現在、この制度には約百万人の農家が加入しています。きちんと減反をして、この制度への拠出金と豊作によって生ずる過剰米処理として集荷円滑化対策への拠出(十アール当たり千五百円)も支出。ところが補てん額は、(表)のように基準価格が一万五千円で、今年産の米価が一万二千円に下落した場合、積立額が上限のため千五十円しか補てんされません。こうした制度欠陥から、四十一の道府県で満額補てんができないという事態になっています。
また、四ヘクタール以上(北海道は十ヘクタール以上)の農家が対象の担い手経営安定対策も、同じように積立分が上限であることと「基準収入」の低さで、まともに発動されるところはわずか十県。北海道や東北などを中心に十三道県では発動できないという異常事態です(表)。とくに北海道では、米価が一万一千円程度まで下がらなければ発動されませんが、「こんな米価ならとっくに離農している」と怒りの声が上がっています。

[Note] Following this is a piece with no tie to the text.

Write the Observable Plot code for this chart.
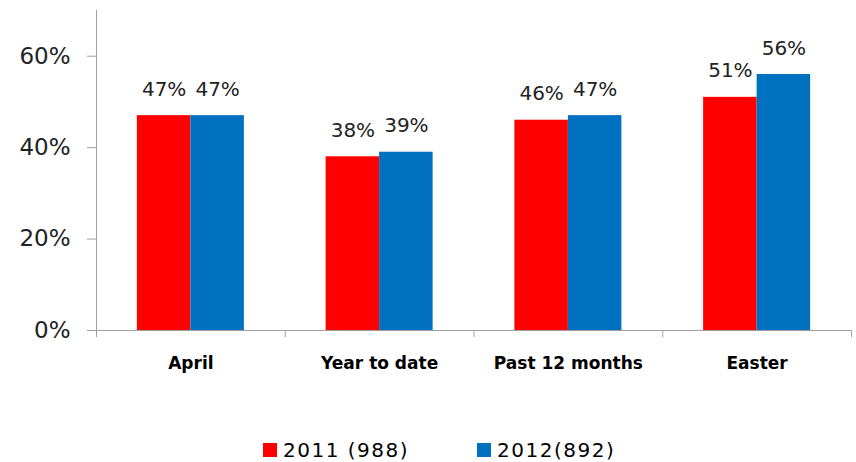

一方、減反はというと、六月の時点で、民間や政府に在庫があれば翌年から強化されます(生産目標数量が減らされる)。これが産地の売り急ぎに拍車をかけ、さらに米価を暴落させています。JA全農あきたの不正取引も、こうした背景があって引き起こされました。
このようなさまざまな制度の欠陥を改善するとともに、根本的には「米改革」を中止して、政府が国民の主食・米にしっかり責任を持つことが求められています。
「もう一つの流れ」つくろう
農民連は、〇四年産米を「ふるさとネット」と各産地の共同でほぼ販売をやりきりました。いま〇五年産に向けて、各地で計画づくりや集約に取り組んでいます。
初年度で破たんが明白となった政府の「米改革」や大手米卸に振り回される「米ビジネス」とはちがう「もうひとつの流れ」を、いまこそ「ルートを開くチャンス」にしておおいに取り組みましょう。